● MATERIAL SUPPLIED:
◆ ◆ ◆

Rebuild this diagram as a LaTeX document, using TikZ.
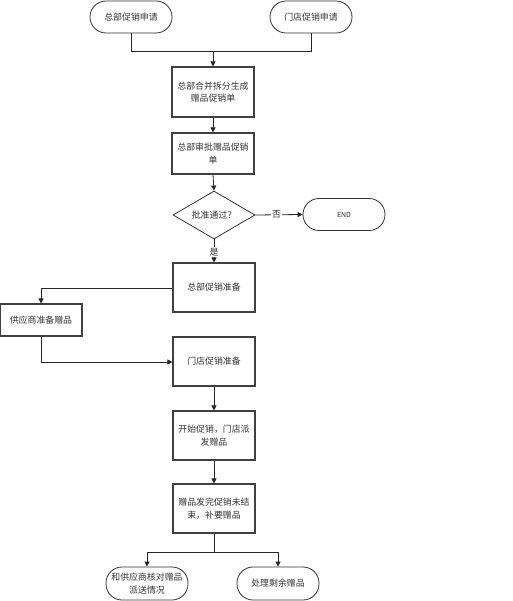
\documentclass[tikz,border=0pt]{standalone}
\usepackage{fontspec}
\setmainfont{Noto Sans CJK SC}
\usetikzlibrary{shapes.geometric,arrows.meta}
\begin{document}
\begin{tikzpicture}[x=1pt,y=-1pt,
  every node/.style={font=\fontsize{8.9}{12.5}\selectfont, text=black!80},
  proc/.style={draw=black!75, line width=1.1pt, minimum width=82pt, align=center, inner sep=1pt, text width=80pt},
  term/.style={draw=black!80, line width=0.8pt, minimum width=82pt, minimum height=32pt, rounded corners=16pt, align=center, inner sep=1pt},
  dec/.style={draw=black!80, line width=0.8pt, diamond, aspect=1.68, minimum width=82pt, minimum height=48pt, inner sep=0pt},
  conn/.style={draw=black!85, line width=0.8pt},
  arr/.style={conn, -{Triangle[length=5pt,width=5pt]}}]
\useasboundingbox (0,0) rectangle (512,601);
\node[term] (t1) at (131,17) {总部促销申请};
\node[term] (t2) at (311,17) {门店促销申请};
\node[proc, minimum height=50pt] (b1) at (213,92) {总部合并拆分生成\\赠品促销单};
\node[proc, minimum height=41pt] (b2) at (213,153.5) {总部审批赠品促销\\单};
\node[dec] (d) at (214,215) {批准通过？};
\node[term] (end) at (344,214.5) {\fontsize{7}{8}\selectfont END};
\node[proc, minimum height=49pt] (b3) at (214,287.5) {总部促销准备};
\node[proc, minimum height=32pt] (sup) at (41,320) {供应商准备赠品};
\node[proc, minimum height=49pt] (b4) at (214,361.5) {门店促销准备};
\node[proc, minimum height=49pt] (b5) at (214,435.5) {开始促销，门店派\\发赠品};
\node[proc, minimum height=49pt] (b6) at (214,508.5) {赠品发完促销未结\\束，补要赠品};
\node[term, minimum height=33pt] (t3) at (147,583.5) {和供应商核对赠品\\派送情况};
\node[term, minimum height=33pt] (t4) at (278,583.5) {处理剩余赠品};
\coordinate (m) at (213,51);
\draw[conn] (t1.south) -- (t1.south |- m) -- (t2.south |- m) -- (t2.south);
\draw[arr] (m) -- (b1.north);
\draw[arr] (b1.south) -- (b2.north);
\draw[arr] (b2.south) -- (d.north);
\draw[arr] (d.east) -- node[fill=white, inner sep=1pt, pos=0.45] {否} (end.west);
\draw[arr] (d.south) -- node[fill=white, inner sep=1pt, pos=0.55] {是} (b3.north);
\draw[arr] (b3.west |- 0,288) -- (41,288) -- (sup.north);
\draw[arr] (sup.south) -- (41,362) -- (b4.west |- 0,362);
\draw[arr] (b4.south) -- (b5.north);
\draw[arr] (b5.south) -- (b6.north);
\coordinate (s) at (214,552);
\draw[conn] (b6.south) -- (s);
\draw[arr] (s) -- (t3.north |- s) -- (t3.north);
\draw[arr] (s) -- (t4.north |- s) -- (t4.north);
\end{tikzpicture}
\end{document}
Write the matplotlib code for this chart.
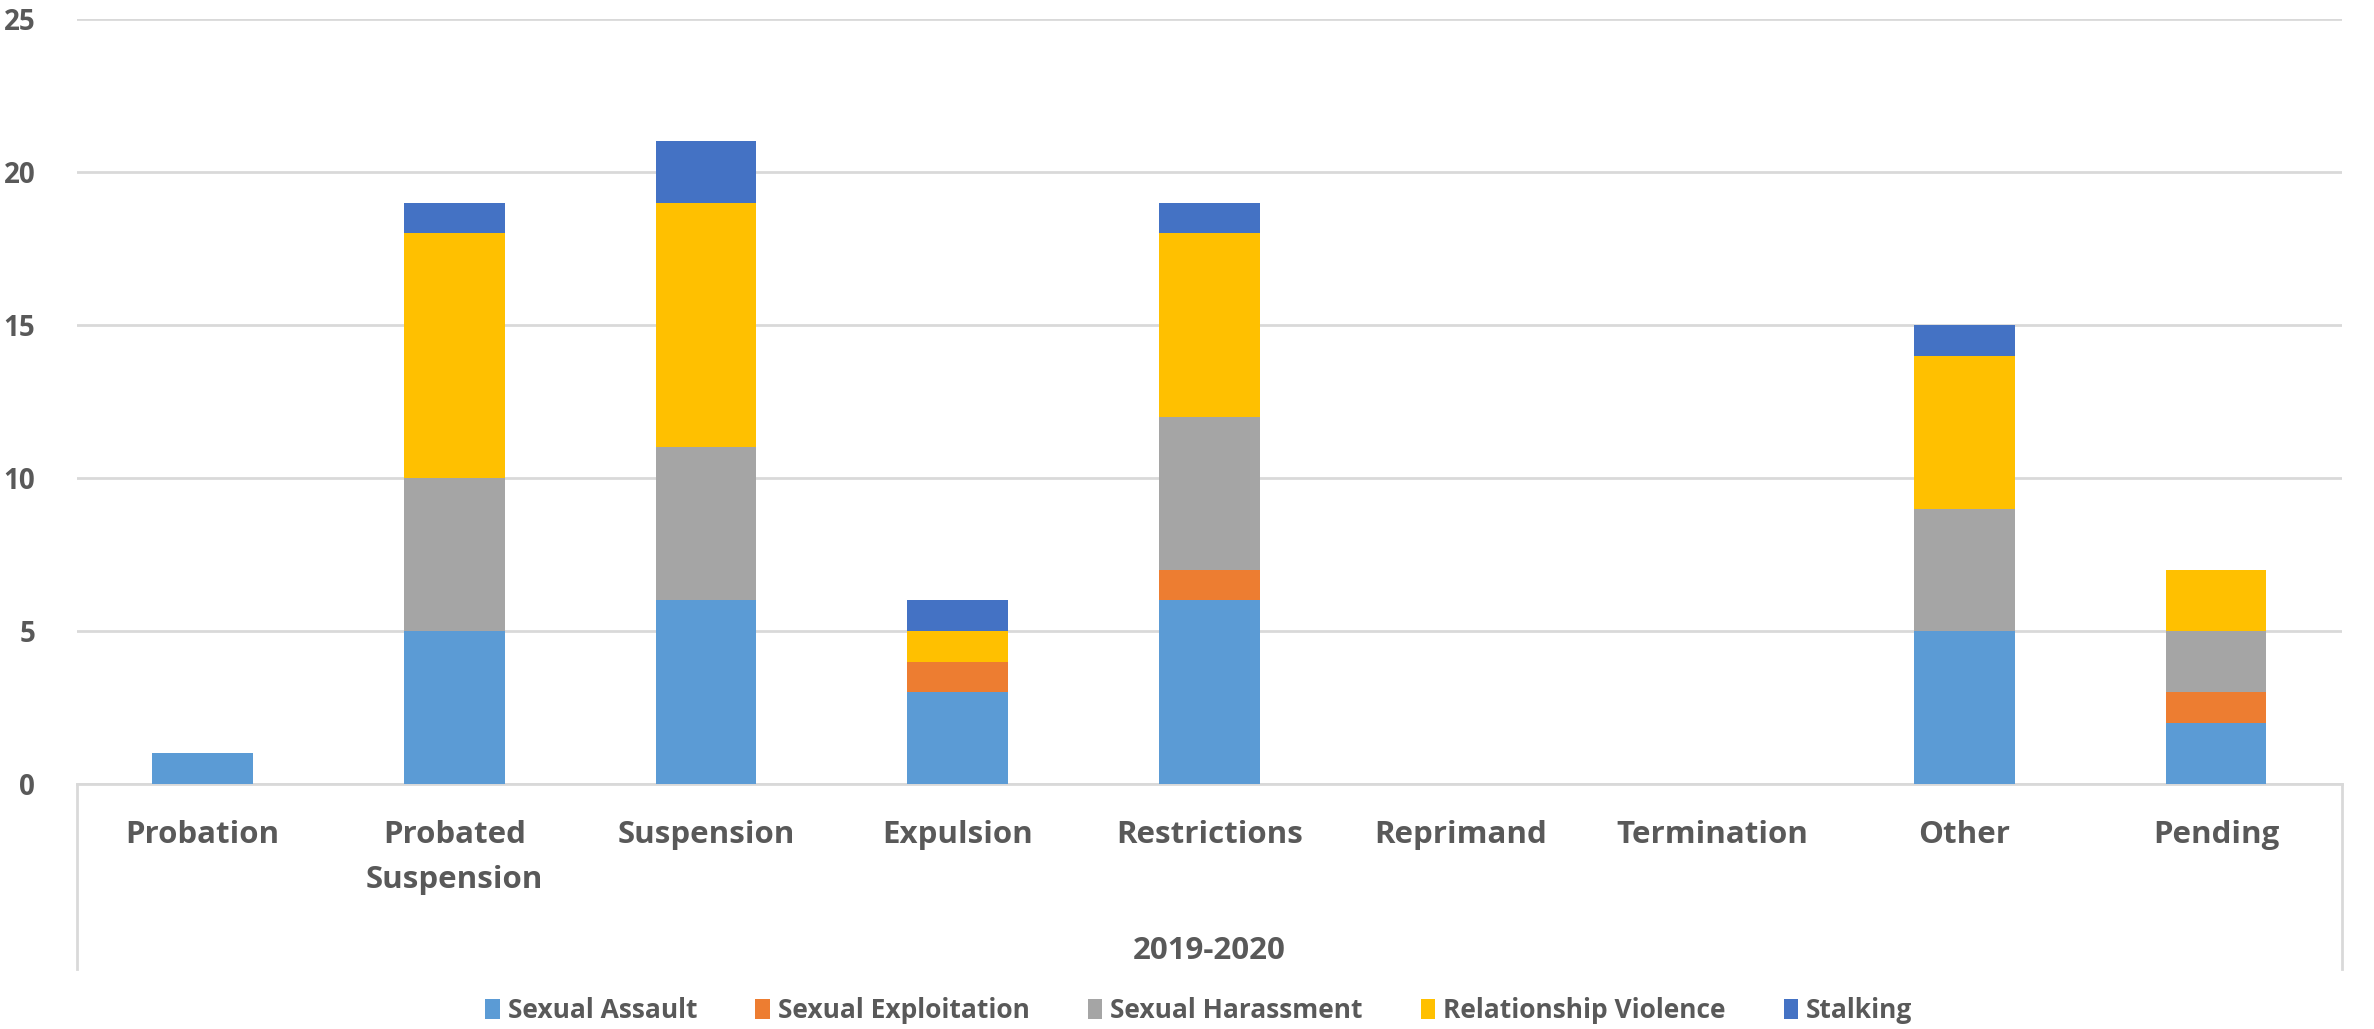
import matplotlib.pyplot as plt
import numpy as np
from matplotlib.lines import Line2D

plt.rcParams['font.family'] = ['Open Sans', 'DejaVu Sans']

categories = ['Probation', 'Probated\nSuspension', 'Suspension', 'Expulsion', 'Restrictions',
              'Reprimand', 'Termination', 'Other', 'Pending']
series = ['Sexual Assault', 'Sexual Exploitation', 'Sexual Harassment', 'Relationship Violence', 'Stalking']
sexual_assault = [1, 5, 6, 3, 6, 0, 0, 5, 2]
sexual_exploitation = [0, 0, 0, 1, 1, 0, 0, 0, 1]
sexual_harassment = [0, 5, 5, 0, 5, 0, 0, 4, 2]
relationship_violence = [0, 8, 8, 1, 6, 0, 0, 5, 2]
stalking = [0, 1, 2, 1, 1, 0, 0, 1, 0]
group_label = '2019-2020'

colors = ['#5B9BD5', '#ED7D31', '#A5A5A5', '#FFC000', '#4472C4']
text_color = '#595959'
grid_color = '#D9D9D9'

fig = plt.figure(figsize=(23.74, 10.29), dpi=100)
ax = fig.add_axes([0.0324, 0.238, 0.954, 0.7435])

x = np.arange(len(categories))
bottom = np.zeros(len(categories))
for name, vals, c in zip(series, [sexual_assault, sexual_exploitation, sexual_harassment,
                                  relationship_violence, stalking], colors):
    vals = np.array(vals, dtype=float)
    ax.bar(x, vals, width=0.4, bottom=bottom, color=c, label=name, zorder=3)
    bottom += vals

ax.set_xlim(-0.5, len(categories) - 0.5)
ax.set_ylim(0, 25)
ax.set_yticks(range(0, 26, 5))
ax.grid(axis='y', color=grid_color, linewidth=2, zorder=0)
for s in ['top', 'right', 'left']:
    ax.spines[s].set_visible(False)
ax.spines['bottom'].set_color(grid_color)
ax.spines['bottom'].set_linewidth(2)
ax.tick_params(axis='y', length=0, pad=30, labelsize=20, labelcolor=text_color)
ax.tick_params(axis='x', length=0, pad=26, labelsize=22.5, labelcolor=text_color)
ax.set_xticks(x)
ax.set_xticklabels(categories, fontweight='bold', linespacing=1.65, va='top')
for lab in ax.get_yticklabels():
    lab.set_fontweight('bold')

# multi-level category axis: side lines and group label
for xv in [-0.5, len(categories) - 0.5]:
    ax.add_line(Line2D([xv, xv], [0, -6.05], color=grid_color, linewidth=2, clip_on=False))
ax.text((len(categories) - 1) / 2, -5.46, group_label, ha='center', va='center',
        fontsize=22.5, fontweight='bold', color=text_color)

leg = fig.legend(loc='center', ncol=5, frameon=False, bbox_to_anchor=(0.505, 0.0175),
                 fontsize=19, handlelength=0.55, handleheight=0.8, handletextpad=0.3,
                 columnspacing=2.2, borderpad=0)
for t in leg.get_texts():
    t.set_color(text_color)
    t.set_fontweight('bold')

fig.savefig('out.png', dpi=100)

◆ ◆ ◆

● SET PROBLEM: Print the full listing exactly, dropping the pictures.

● SOLUTION TO THE PROBLEM:
Rebuild this diagram as a LaTeX document, using TikZ.
\documentclass[tikz,border=0pt]{standalone}
\usepackage{fontspec}
\setmainfont{Noto Sans CJK SC}
\usetikzlibrary{shapes.geometric,arrows.meta}
\begin{document}
\begin{tikzpicture}[x=1pt,y=-1pt,
  every node/.style={font=\fontsize{8.9}{12.5}\selectfont, text=black!80},
  proc/.style={draw=black!75, line width=1.1pt, minimum width=82pt, align=center, inner sep=1pt, text width=80pt},
  term/.style={draw=black!80, line width=0.8pt, minimum width=82pt, minimum height=32pt, rounded corners=16pt, align=center, inner sep=1pt},
  dec/.style={draw=black!80, line width=0.8pt, diamond, aspect=1.68, minimum width=82pt, minimum height=48pt, inner sep=0pt},
  conn/.style={draw=black!85, line width=0.8pt},
  arr/.style={conn, -{Triangle[length=5pt,width=5pt]}}]
\useasboundingbox (0,0) rectangle (512,601);
\node[term] (t1) at (131,17) {总部促销申请};
\node[term] (t2) at (311,17) {门店促销申请};
\node[proc, minimum height=50pt] (b1) at (213,92) {总部合并拆分生成\\赠品促销单};
\node[proc, minimum height=41pt] (b2) at (213,153.5) {总部审批赠品促销\\单};
\node[dec] (d) at (214,215) {批准通过？};
\node[term] (end) at (344,214.5) {\fontsize{7}{8}\selectfont END};
\node[proc, minimum height=49pt] (b3) at (214,287.5) {总部促销准备};
\node[proc, minimum height=32pt] (sup) at (41,320) {供应商准备赠品};
\node[proc, minimum height=49pt] (b4) at (214,361.5) {门店促销准备};
\node[proc, minimum height=49pt] (b5) at (214,435.5) {开始促销，门店派\\发赠品};
\node[proc, minimum height=49pt] (b6) at (214,508.5) {赠品发完促销未结\\束，补要赠品};
\node[term, minimum height=33pt] (t3) at (147,583.5) {和供应商核对赠品\\派送情况};
\node[term, minimum height=33pt] (t4) at (278,583.5) {处理剩余赠品};
\coordinate (m) at (213,51);
\draw[conn] (t1.south) -- (t1.south |- m) -- (t2.south |- m) -- (t2.south);
\draw[arr] (m) -- (b1.north);
\draw[arr] (b1.south) -- (b2.north);
\draw[arr] (b2.south) -- (d.north);
\draw[arr] (d.east) -- node[fill=white, inner sep=1pt, pos=0.45] {否} (end.west);
\draw[arr] (d.south) -- node[fill=white, inner sep=1pt, pos=0.55] {是} (b3.north);
\draw[arr] (b3.west |- 0,288) -- (41,288) -- (sup.north);
\draw[arr] (sup.south) -- (41,362) -- (b4.west |- 0,362);
\draw[arr] (b4.south) -- (b5.north);
\draw[arr] (b5.south) -- (b6.north);
\coordinate (s) at (214,552);
\draw[conn] (b6.south) -- (s);
\draw[arr] (s) -- (t3.north |- s) -- (t3.north);
\draw[arr] (s) -- (t4.north |- s) -- (t4.north);
\end{tikzpicture}
\end{document}
Write the matplotlib code for this chart.
import matplotlib.pyplot as plt
import numpy as np
from matplotlib.lines import Line2D

plt.rcParams['font.family'] = ['Open Sans', 'DejaVu Sans']

categories = ['Probation', 'Probated\nSuspension', 'Suspension', 'Expulsion', 'Restrictions',
              'Reprimand', 'Termination', 'Other', 'Pending']
series = ['Sexual Assault', 'Sexual Exploitation', 'Sexual Harassment', 'Relationship Violence', 'Stalking']
sexual_assault = [1, 5, 6, 3, 6, 0, 0, 5, 2]
sexual_exploitation = [0, 0, 0, 1, 1, 0, 0, 0, 1]
sexual_harassment = [0, 5, 5, 0, 5, 0, 0, 4, 2]
relationship_violence = [0, 8, 8, 1, 6, 0, 0, 5, 2]
stalking = [0, 1, 2, 1, 1, 0, 0, 1, 0]
group_label = '2019-2020'

colors = ['#5B9BD5', '#ED7D31', '#A5A5A5', '#FFC000', '#4472C4']
text_color = '#595959'
grid_color = '#D9D9D9'

fig = plt.figure(figsize=(23.74, 10.29), dpi=100)
ax = fig.add_axes([0.0324, 0.238, 0.954, 0.7435])

x = np.arange(len(categories))
bottom = np.zeros(len(categories))
for name, vals, c in zip(series, [sexual_assault, sexual_exploitation, sexual_harassment,
                                  relationship_violence, stalking], colors):
    vals = np.array(vals, dtype=float)
    ax.bar(x, vals, width=0.4, bottom=bottom, color=c, label=name, zorder=3)
    bottom += vals

ax.set_xlim(-0.5, len(categories) - 0.5)
ax.set_ylim(0, 25)
ax.set_yticks(range(0, 26, 5))
ax.grid(axis='y', color=grid_color, linewidth=2, zorder=0)
for s in ['top', 'right', 'left']:
    ax.spines[s].set_visible(False)
ax.spines['bottom'].set_color(grid_color)
ax.spines['bottom'].set_linewidth(2)
ax.tick_params(axis='y', length=0, pad=30, labelsize=20, labelcolor=text_color)
ax.tick_params(axis='x', length=0, pad=26, labelsize=22.5, labelcolor=text_color)
ax.set_xticks(x)
ax.set_xticklabels(categories, fontweight='bold', linespacing=1.65, va='top')
for lab in ax.get_yticklabels():
    lab.set_fontweight('bold')

# multi-level category axis: side lines and group label
for xv in [-0.5, len(categories) - 0.5]:
    ax.add_line(Line2D([xv, xv], [0, -6.05], color=grid_color, linewidth=2, clip_on=False))
ax.text((len(categories) - 1) / 2, -5.46, group_label, ha='center', va='center',
        fontsize=22.5, fontweight='bold', color=text_color)

leg = fig.legend(loc='center', ncol=5, frameon=False, bbox_to_anchor=(0.505, 0.0175),
                 fontsize=19, handlelength=0.55, handleheight=0.8, handletextpad=0.3,
                 columnspacing=2.2, borderpad=0)
for t in leg.get_texts():
    t.set_color(text_color)
    t.set_fontweight('bold')

fig.savefig('out.png', dpi=100)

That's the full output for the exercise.